*Job*. Transcribe each of the records below exactly, excluding all pictures.

*Provided entries*.
□ □ □ □ □ □ □

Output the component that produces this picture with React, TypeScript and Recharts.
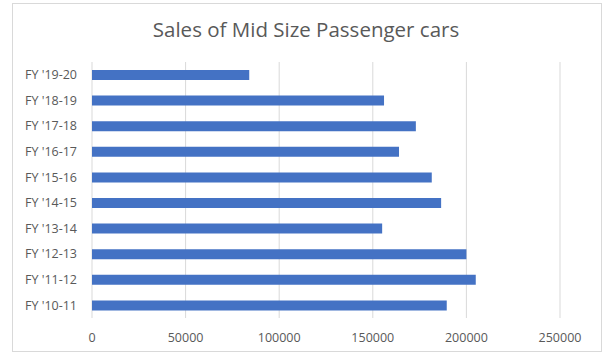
import { Bar, BarChart, CartesianGrid, XAxis, YAxis } from "recharts";

const years = [
  "FY '10-11",
  "FY '11-12",
  "FY '12-13",
  "FY '13-14",
  "FY '14-15",
  "FY '15-16",
  "FY '16-17",
  "FY '17-18",
  "FY '18-19",
  "FY '19-20",
];
const sales = [189500, 205000, 200000, 155000, 186500, 181500, 164000, 173000, 156000, 84000];
const xTicks = [0, 50000, 100000, 150000, 200000, 250000];

const data = years.map((year, i) => ({ year, sales: sales[i] }));

const FONT = "'Open Sans', 'Noto Sans', sans-serif";

export default function App() {
  return (
    <div style={{ position: "absolute", left: 0, top: 0, width: 606, height: 354, background: "#fff" }}>
      <div
        style={{
          position: "absolute",
          left: 12,
          top: 3,
          width: 588,
          height: 347,
          border: "1px solid #d9d9d9",
        }}
      />
      <div
        style={{
          position: "absolute",
          left: 0,
          top: 15,
          width: 612,
          textAlign: "center",
          fontFamily: FONT,
          fontSize: 20.5,
          color: "#595959",
        }}
      >
        Sales of Mid Size Passenger cars
      </div>
      <div style={{ position: "absolute", left: 0, top: 0 }}>
        <BarChart
          width={606}
          height={354}
          data={data}
          layout="vertical"
          margin={{ top: 62, right: 46, bottom: 0, left: 4 }}
          barCategoryGap={0}
        >
          <CartesianGrid horizontal={false} stroke="#d9d9d9" />
          <XAxis
            type="number"
            domain={[0, 250000]}
            ticks={xTicks}
            axisLine={false}
            tickLine={false}
            tickMargin={9}
            height={36}
            tick={{ fill: "#595959", fontSize: 12.5, fontFamily: FONT }}
          />
          <YAxis
            type="category"
            dataKey="year"
            reversed
            width={88}
            axisLine={false}
            tickLine={false}
            tickMargin={9}
            tick={{ fill: "#595959", fontSize: 12.5, fontFamily: FONT }}
          />
          <Bar dataKey="sales" fill="#4472c4" barSize={10} isAnimationActive={false} />
        </BarChart>
      </div>
    </div>
  );
}
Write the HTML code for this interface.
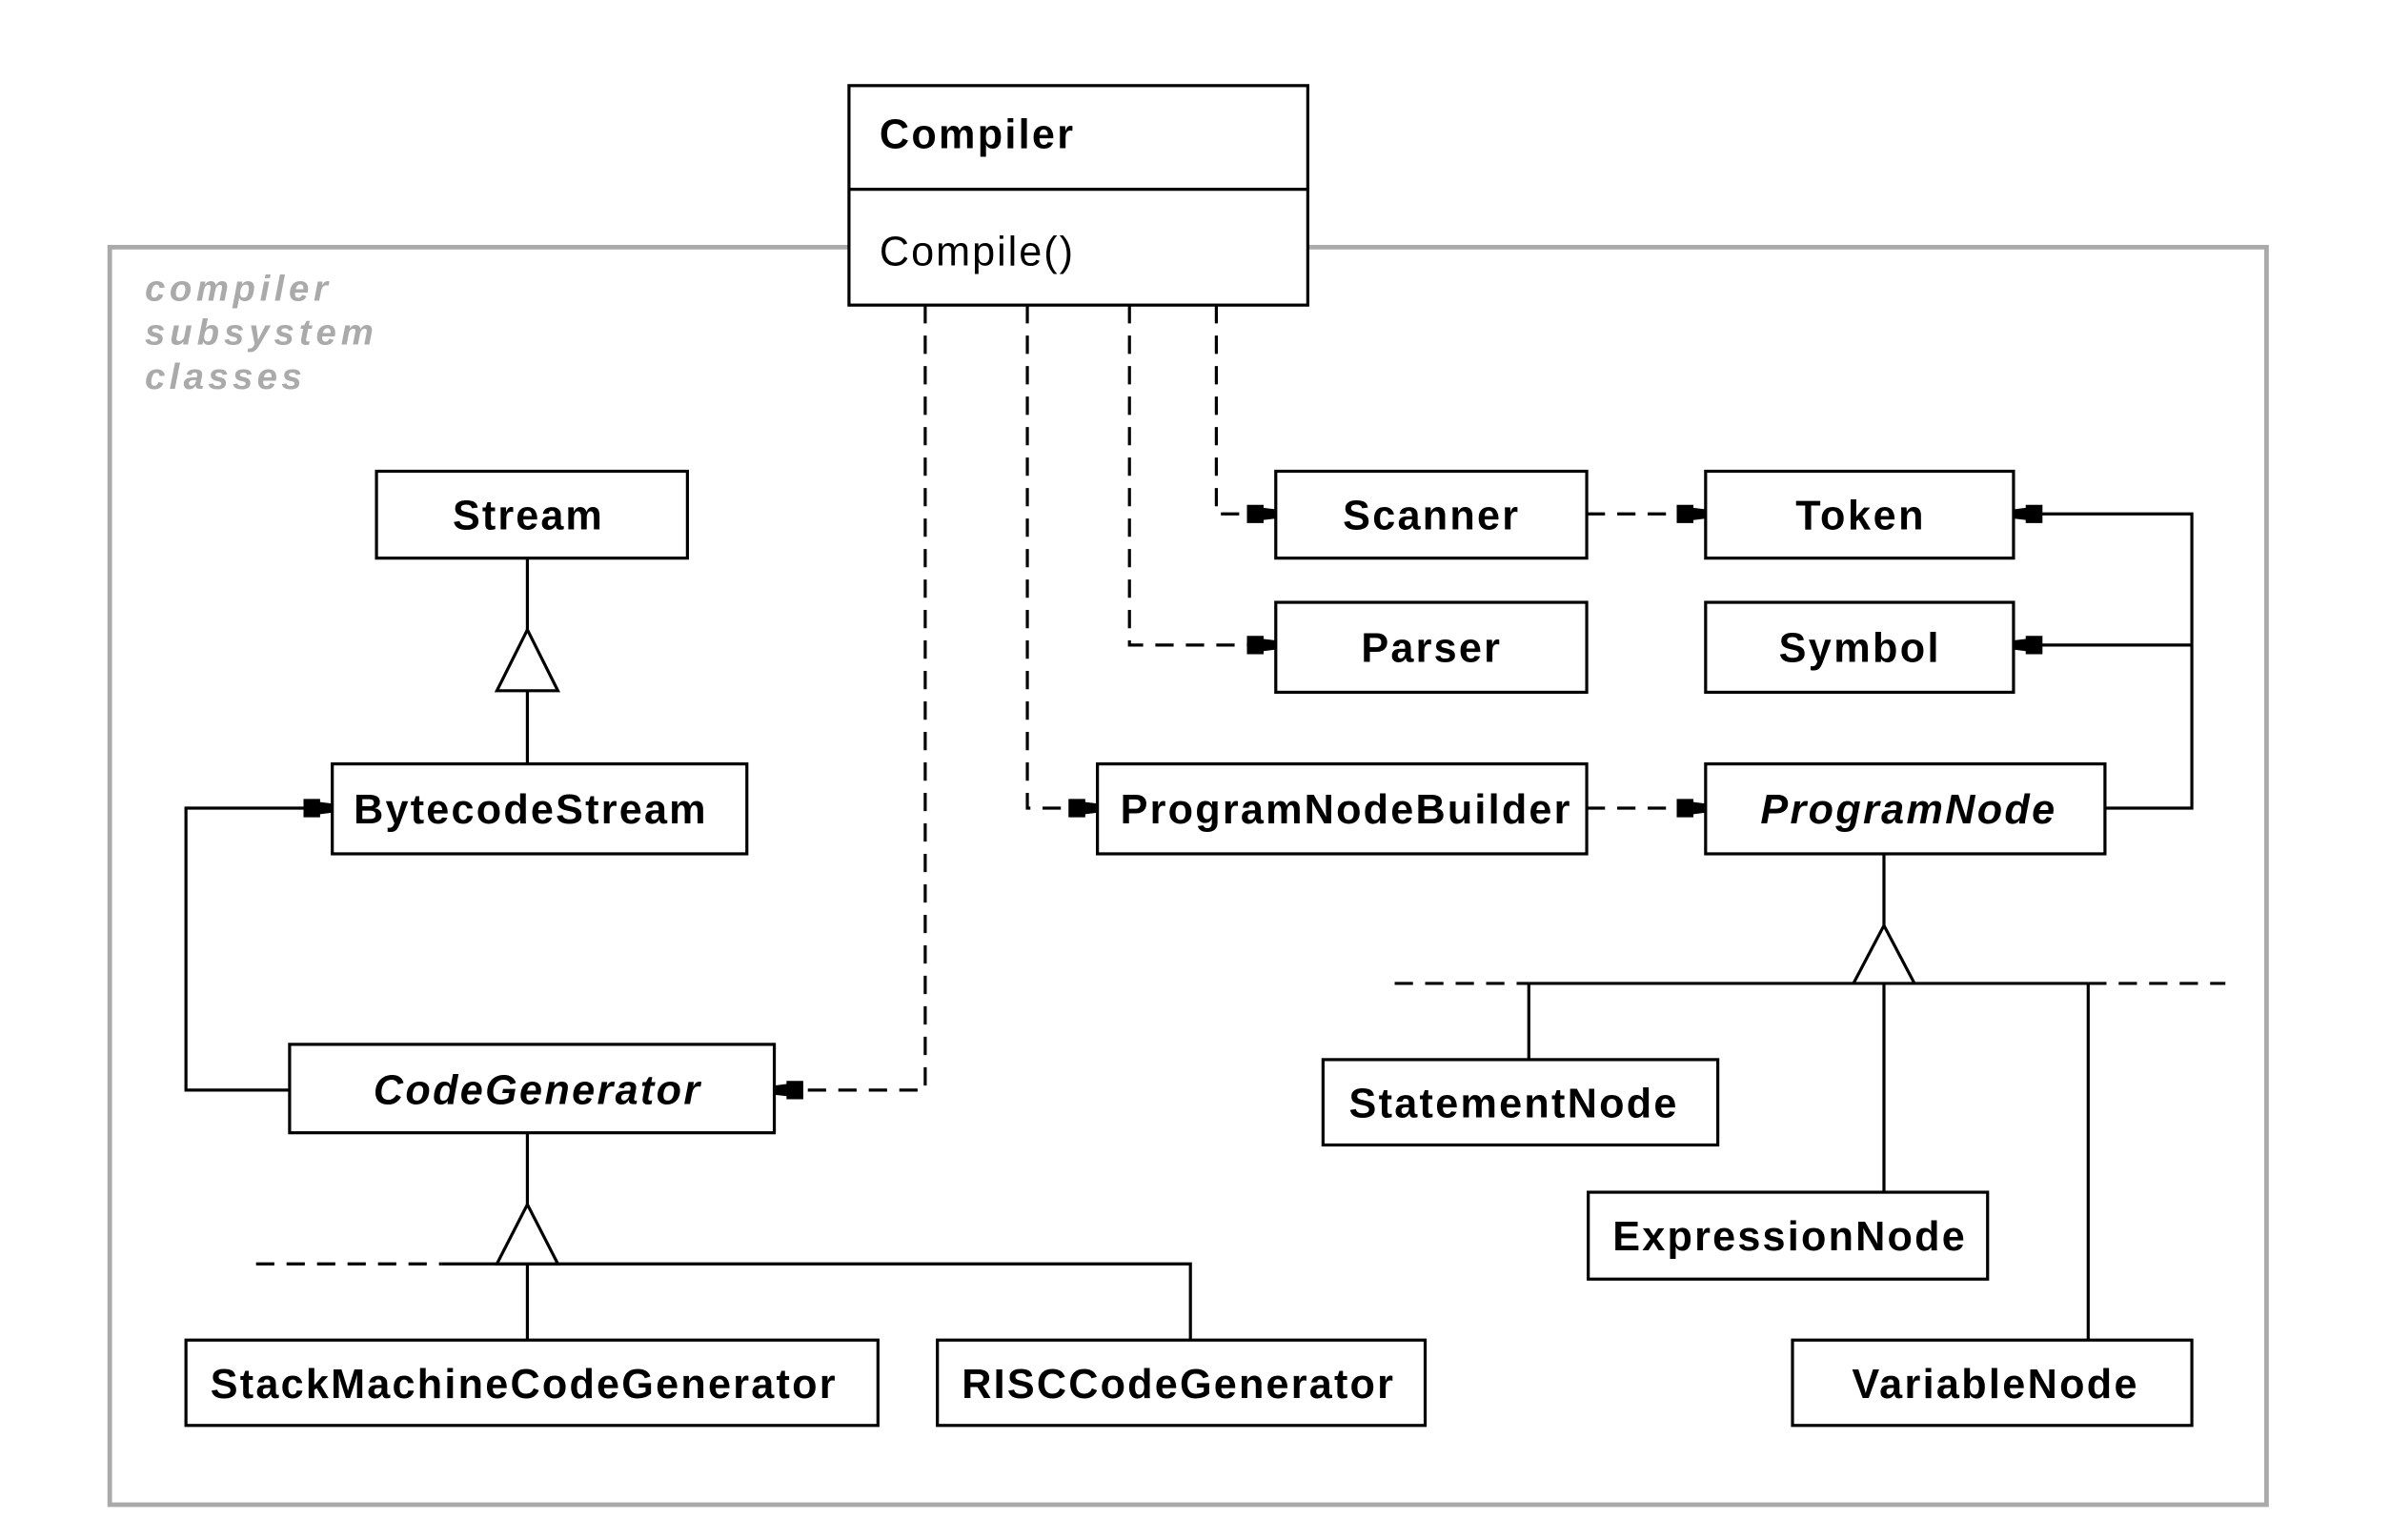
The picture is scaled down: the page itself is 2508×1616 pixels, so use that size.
<!DOCTYPE html>
<html><head><style>html,body{margin:0;padding:0;background:#fff}svg{display:block}</style></head>
<body>
<svg width="2508" height="1616" viewBox="0 0 1568 1010" xmlns="http://www.w3.org/2000/svg" font-family="Liberation Sans, sans-serif">
<defs>
<marker id="a" markerWidth="20" markerHeight="14" refX="19" refY="7" orient="auto" markerUnits="userSpaceOnUse">
<path d="M0,1 L11,1 L11,3 L19,4 L19,10 L11,11 L11,13 L0,13 Z" fill="#000"/>
</marker>
</defs>
<rect x="72" y="162" width="1415" height="825" fill="none" stroke="#aaa" stroke-width="3"/>
<g fill="#aaa" font-style="italic" font-weight="bold" font-size="24">
<text x="95" y="197" textLength="120" lengthAdjust="spacing">compiler</text><text x="95" y="226" textLength="150" lengthAdjust="spacing">subsystem</text><text x="95" y="255" textLength="103" lengthAdjust="spacing">classes</text>
</g>
<g stroke="#000" stroke-width="2" fill="none">
<g stroke-dasharray="12,8">
<path d="M798,200 V337 H837" marker-end="url(#a)"/>
<path d="M741,200 V423 H837" marker-end="url(#a)"/>
<path d="M674,200 V530 H720" marker-end="url(#a)"/>
<path d="M607,200 V715 H508" marker-end="url(#a)"/>
<path d="M1041,337 H1119" marker-end="url(#a)"/>
<path d="M1041,530 H1119" marker-end="url(#a)"/>
<path d="M168,829 H290"/>
<path d="M915,645 H1003"/>
<path d="M1370,645 H1460"/>
</g>
<path d="M1381,530 H1438 V337 H1321" marker-end="url(#a)"/>
<path d="M1438,423 H1321" marker-end="url(#a)"/>
<path d="M190,715 H122 V530 H218" marker-end="url(#a)"/>
<path d="M346,366 V413 M346,453 V501"/>
<path d="M346,413 L366,453 H326 Z" fill="#fff"/>
<path d="M346,743 V790 M290,829 H781 V879 M346,829 V879"/>
<path d="M346,790 L366,829 H326 Z" fill="#fff"/>
<path d="M1236,560 V607 M1003,645 H1370 M1003,645 V695 M1236,645 V782 M1370,645 V879"/>
<path d="M1236,607 L1256,645 H1216 Z" fill="#fff"/>
</g>
<g stroke="#000" stroke-width="2" fill="#fff">
<rect x="557" y="56" width="301" height="144"/><line x1="557" y1="124" x2="858" y2="124"/>
<rect x="247" y="309" width="204" height="57"/>
<rect x="218" y="501" width="272" height="59"/>
<rect x="190" y="685" width="318" height="58"/>
<rect x="122" y="879" width="454" height="56"/>
<rect x="615" y="879" width="320" height="56"/>
<rect x="837" y="309" width="204" height="57"/>
<rect x="1119" y="309" width="202" height="57"/>
<rect x="837" y="395" width="204" height="59"/>
<rect x="1119" y="395" width="202" height="59"/>
<rect x="720" y="501" width="321" height="59"/>
<rect x="1119" y="501" width="262" height="59"/>
<rect x="868" y="695" width="259" height="56"/>
<rect x="1042" y="782" width="262" height="57"/>
<rect x="1176" y="879" width="262" height="56"/>
</g>
<g font-size="27" font-weight="bold" fill="#000">
<text x="577" y="97" textLength="127" lengthAdjust="spacing">Compiler</text>
<text x="577" y="174" font-weight="normal" textLength="127" lengthAdjust="spacing">Compile()</text>
<text x="297" y="347" textLength="98" lengthAdjust="spacing">Stream</text>
<text x="232" y="540" textLength="231" lengthAdjust="spacing">BytecodeStream</text>
<text x="245" y="724" font-style="italic" textLength="214" lengthAdjust="spacing">CodeGenerator</text>
<text x="138" y="917" textLength="410" lengthAdjust="spacing">StackMachineCodeGenerator</text>
<text x="631" y="917" textLength="283" lengthAdjust="spacing">RISCCodeGenerator</text>
<text x="881" y="347" textLength="115" lengthAdjust="spacing">Scanner</text>
<text x="1178" y="347" textLength="84" lengthAdjust="spacing">Token</text>
<text x="893" y="434" textLength="91" lengthAdjust="spacing">Parser</text>
<text x="1167" y="434" textLength="105" lengthAdjust="spacing">Symbol</text>
<text x="735" y="540" textLength="295" lengthAdjust="spacing">ProgramNodeBuilder</text>
<text x="1155" y="540" font-style="italic" textLength="193" lengthAdjust="spacing">ProgramNode</text>
<text x="885" y="733" textLength="215" lengthAdjust="spacing">StatementNode</text>
<text x="1058" y="820" textLength="231" lengthAdjust="spacing">ExpressionNode</text>
<text x="1215" y="917" textLength="187" lengthAdjust="spacing">VariableNode</text>
</g>
</svg>
</body></html>
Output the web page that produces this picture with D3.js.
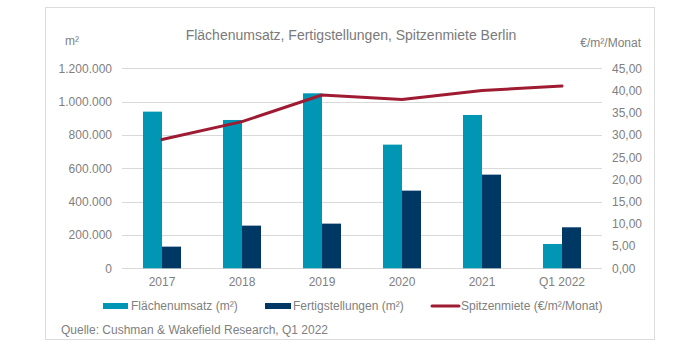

□ □ □ □ □ □ □

*Reply*.
Output the component that produces this picture with React, TypeScript and Recharts.
import { Bar, BarChart, CartesianGrid, XAxis, YAxis } from "recharts";

const years = [
  "FY '10-11",
  "FY '11-12",
  "FY '12-13",
  "FY '13-14",
  "FY '14-15",
  "FY '15-16",
  "FY '16-17",
  "FY '17-18",
  "FY '18-19",
  "FY '19-20",
];
const sales = [189500, 205000, 200000, 155000, 186500, 181500, 164000, 173000, 156000, 84000];
const xTicks = [0, 50000, 100000, 150000, 200000, 250000];

const data = years.map((year, i) => ({ year, sales: sales[i] }));

const FONT = "'Open Sans', 'Noto Sans', sans-serif";

export default function App() {
  return (
    <div style={{ position: "absolute", left: 0, top: 0, width: 606, height: 354, background: "#fff" }}>
      <div
        style={{
          position: "absolute",
          left: 12,
          top: 3,
          width: 588,
          height: 347,
          border: "1px solid #d9d9d9",
        }}
      />
      <div
        style={{
          position: "absolute",
          left: 0,
          top: 15,
          width: 612,
          textAlign: "center",
          fontFamily: FONT,
          fontSize: 20.5,
          color: "#595959",
        }}
      >
        Sales of Mid Size Passenger cars
      </div>
      <div style={{ position: "absolute", left: 0, top: 0 }}>
        <BarChart
          width={606}
          height={354}
          data={data}
          layout="vertical"
          margin={{ top: 62, right: 46, bottom: 0, left: 4 }}
          barCategoryGap={0}
        >
          <CartesianGrid horizontal={false} stroke="#d9d9d9" />
          <XAxis
            type="number"
            domain={[0, 250000]}
            ticks={xTicks}
            axisLine={false}
            tickLine={false}
            tickMargin={9}
            height={36}
            tick={{ fill: "#595959", fontSize: 12.5, fontFamily: FONT }}
          />
          <YAxis
            type="category"
            dataKey="year"
            reversed
            width={88}
            axisLine={false}
            tickLine={false}
            tickMargin={9}
            tick={{ fill: "#595959", fontSize: 12.5, fontFamily: FONT }}
          />
          <Bar dataKey="sales" fill="#4472c4" barSize={10} isAnimationActive={false} />
        </BarChart>
      </div>
    </div>
  );
}
Write the HTML code for this interface.
The picture is scaled down: the page itself is 2508×1616 pixels, so use that size.
<!DOCTYPE html>
<html><head><style>html,body{margin:0;padding:0;background:#fff}svg{display:block}</style></head>
<body>
<svg width="2508" height="1616" viewBox="0 0 1568 1010" xmlns="http://www.w3.org/2000/svg" font-family="Liberation Sans, sans-serif">
<defs>
<marker id="a" markerWidth="20" markerHeight="14" refX="19" refY="7" orient="auto" markerUnits="userSpaceOnUse">
<path d="M0,1 L11,1 L11,3 L19,4 L19,10 L11,11 L11,13 L0,13 Z" fill="#000"/>
</marker>
</defs>
<rect x="72" y="162" width="1415" height="825" fill="none" stroke="#aaa" stroke-width="3"/>
<g fill="#aaa" font-style="italic" font-weight="bold" font-size="24">
<text x="95" y="197" textLength="120" lengthAdjust="spacing">compiler</text><text x="95" y="226" textLength="150" lengthAdjust="spacing">subsystem</text><text x="95" y="255" textLength="103" lengthAdjust="spacing">classes</text>
</g>
<g stroke="#000" stroke-width="2" fill="none">
<g stroke-dasharray="12,8">
<path d="M798,200 V337 H837" marker-end="url(#a)"/>
<path d="M741,200 V423 H837" marker-end="url(#a)"/>
<path d="M674,200 V530 H720" marker-end="url(#a)"/>
<path d="M607,200 V715 H508" marker-end="url(#a)"/>
<path d="M1041,337 H1119" marker-end="url(#a)"/>
<path d="M1041,530 H1119" marker-end="url(#a)"/>
<path d="M168,829 H290"/>
<path d="M915,645 H1003"/>
<path d="M1370,645 H1460"/>
</g>
<path d="M1381,530 H1438 V337 H1321" marker-end="url(#a)"/>
<path d="M1438,423 H1321" marker-end="url(#a)"/>
<path d="M190,715 H122 V530 H218" marker-end="url(#a)"/>
<path d="M346,366 V413 M346,453 V501"/>
<path d="M346,413 L366,453 H326 Z" fill="#fff"/>
<path d="M346,743 V790 M290,829 H781 V879 M346,829 V879"/>
<path d="M346,790 L366,829 H326 Z" fill="#fff"/>
<path d="M1236,560 V607 M1003,645 H1370 M1003,645 V695 M1236,645 V782 M1370,645 V879"/>
<path d="M1236,607 L1256,645 H1216 Z" fill="#fff"/>
</g>
<g stroke="#000" stroke-width="2" fill="#fff">
<rect x="557" y="56" width="301" height="144"/><line x1="557" y1="124" x2="858" y2="124"/>
<rect x="247" y="309" width="204" height="57"/>
<rect x="218" y="501" width="272" height="59"/>
<rect x="190" y="685" width="318" height="58"/>
<rect x="122" y="879" width="454" height="56"/>
<rect x="615" y="879" width="320" height="56"/>
<rect x="837" y="309" width="204" height="57"/>
<rect x="1119" y="309" width="202" height="57"/>
<rect x="837" y="395" width="204" height="59"/>
<rect x="1119" y="395" width="202" height="59"/>
<rect x="720" y="501" width="321" height="59"/>
<rect x="1119" y="501" width="262" height="59"/>
<rect x="868" y="695" width="259" height="56"/>
<rect x="1042" y="782" width="262" height="57"/>
<rect x="1176" y="879" width="262" height="56"/>
</g>
<g font-size="27" font-weight="bold" fill="#000">
<text x="577" y="97" textLength="127" lengthAdjust="spacing">Compiler</text>
<text x="577" y="174" font-weight="normal" textLength="127" lengthAdjust="spacing">Compile()</text>
<text x="297" y="347" textLength="98" lengthAdjust="spacing">Stream</text>
<text x="232" y="540" textLength="231" lengthAdjust="spacing">BytecodeStream</text>
<text x="245" y="724" font-style="italic" textLength="214" lengthAdjust="spacing">CodeGenerator</text>
<text x="138" y="917" textLength="410" lengthAdjust="spacing">StackMachineCodeGenerator</text>
<text x="631" y="917" textLength="283" lengthAdjust="spacing">RISCCodeGenerator</text>
<text x="881" y="347" textLength="115" lengthAdjust="spacing">Scanner</text>
<text x="1178" y="347" textLength="84" lengthAdjust="spacing">Token</text>
<text x="893" y="434" textLength="91" lengthAdjust="spacing">Parser</text>
<text x="1167" y="434" textLength="105" lengthAdjust="spacing">Symbol</text>
<text x="735" y="540" textLength="295" lengthAdjust="spacing">ProgramNodeBuilder</text>
<text x="1155" y="540" font-style="italic" textLength="193" lengthAdjust="spacing">ProgramNode</text>
<text x="885" y="733" textLength="215" lengthAdjust="spacing">StatementNode</text>
<text x="1058" y="820" textLength="231" lengthAdjust="spacing">ExpressionNode</text>
<text x="1215" y="917" textLength="187" lengthAdjust="spacing">VariableNode</text>
</g>
</svg>
</body></html>
Output the web page that produces this picture with D3.js.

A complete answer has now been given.